Mungkin dari sinopsis diatas tadi kamu akan menilai film ini mencoba
memberikan penontonnya hiburan berisikan kekerasan yang ekstrim, tapi sayangnya
itu tidak terjadi secara berlebihan dan kehilangan kontrol, namun justru
menjadi alasan mengapa film ini terasa menarik. Ya, sepertinya Abderrahmane Sissako sadar bahwa isu
yang ia coba gambarkan di sini sangat sensitif dan oleh karena itu ia coba
memutar sudut pandang cerita menjadi lebih halus namun tanpa kehilangan
kemampuan pesan utamanya untuk menghujam kamu. Ketimbang menjadikan penonton
membenci karakter antagonis karena tindakan mereka dengan memasukkan kekerasan
brutal kedalam cerita disini kita justru dibuat oleh Abderrahmane Sissako agar menilai bahkan mereka adalah sosok bodoh
yang tidak mampu mencerna ajaran yang agama mereka ajarkan.
Contoh yang ia gunakan memang agama Islam namun bukan berarti di agama
lain kelompok-kelompok ekstrimis agama seperti itu tidak pernah eksis, mereka
punya tujuan utama dengan cara yang berbeda.

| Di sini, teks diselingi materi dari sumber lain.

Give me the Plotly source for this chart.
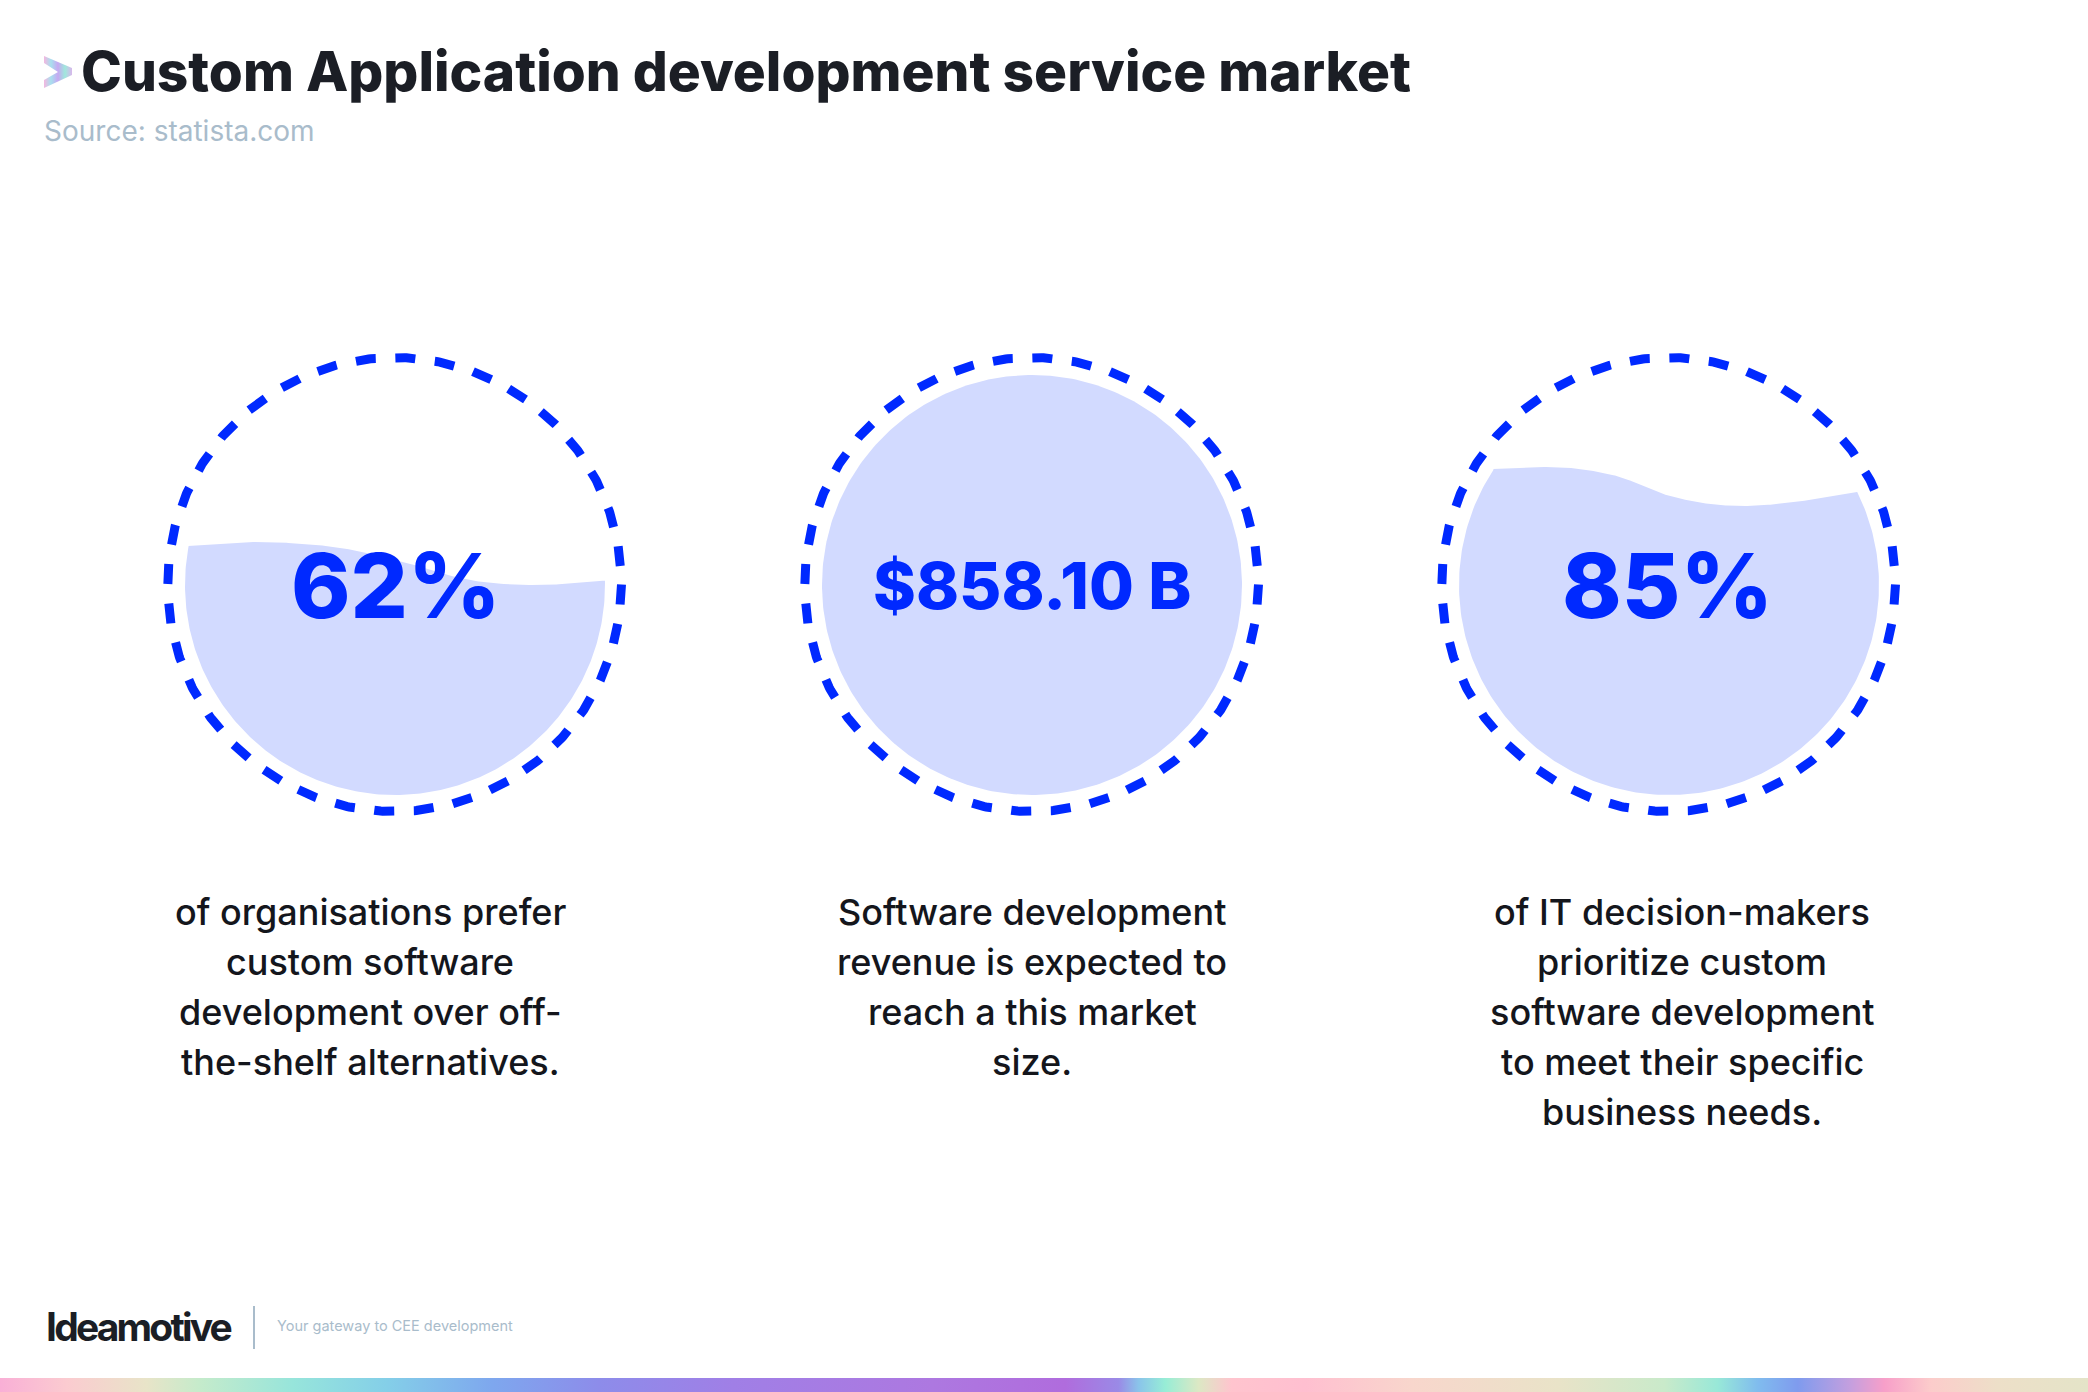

Itu yang menjadikan Timbuktu menarik, ia tidak membuat kamu
terjebak dalam isu agama namun membawa kamu untuk mengamati humanisme secara
lebih luas tapi tetap mampu memberikan impresi bahwa yang kamu saksikan
merupakan sebuah "penyakit" yang mengerikan. Tapi tunggu dulu,
dibalik isu berat yang ia tawarkan itu secara mengejutkan film ini juga
berhasil memberikan penonton momen-momen lucu yang menggelitik. Abderrahmane
Sissako pintar menyelipkan sindiran yang menarik di cerita, ia menggunakan
beberapa ironi yang akan membuat kamu menilai karakter antagonis sebagai sosok
yang absurd, sebut saja seperti rokok
hingga Barcelona dan Real Madrid.
Kombinasi itu yang terasa memikat, ada isu kontroversial di posisi pusat
tapi tidak menjadi sebuah materi yang begitu berat untuk di nikmati. Ada
keseimbangan yang bagus dengan ditemani hal-hal cenderung ringan yang
menyegarkan. Hal-hal lucu itu belum termasuk penggunaan visual yang terasa
manis, script yang tipis terkadang sering terbantu gambar-gambar indah yang
mampu menyuntikkan emosi dan rasa mengerikan kepada penonton, sederhana namun
terasa efektif dari pilihan untuk sedikit berlama-lama. Tapi script tipis tadi
juga menjadi sumber minus film ini, yang paling terasa ketika karakter dan
cerita utama telah terbentuk ia terasa seperti berputar-putar untuk memperdalam
perspektif kita pada kebodohan yang dilakukan oleh kelompok ekstrimis tadi.
Timbuktu mungkin akan sedikit terasa seperti sebuah khotbah mungkin, seperti
mengajarkan penonton pada apa yang baik dan buruk, tapi uniknya hingga berakhir
ia tidak terasa menjengkelkan. Penyebabnya adalah kemampuan Abderrahmane Sissako dalam
menyeimbangkan materi yang ia miliki, fanatisme terhadap agama serta humanisme dalam kehidupan sosial
berhasil ia gabungkan dengan baik, tidak pernah berhenti menebar kesan
mengerikan dari tindakan ekstrim tersebut tapi disisi lain ia tidak membuat
kita membenci kaum fundamentalists yang melakukan tindakan kotor tersebut melainkan
mengasihani mereka sebagai orang-orang bodoh yang kehilangan arah. Heartbreaking and Harrowing.
aduh. komentar saya yg panjang lebar kok gak masuk ya?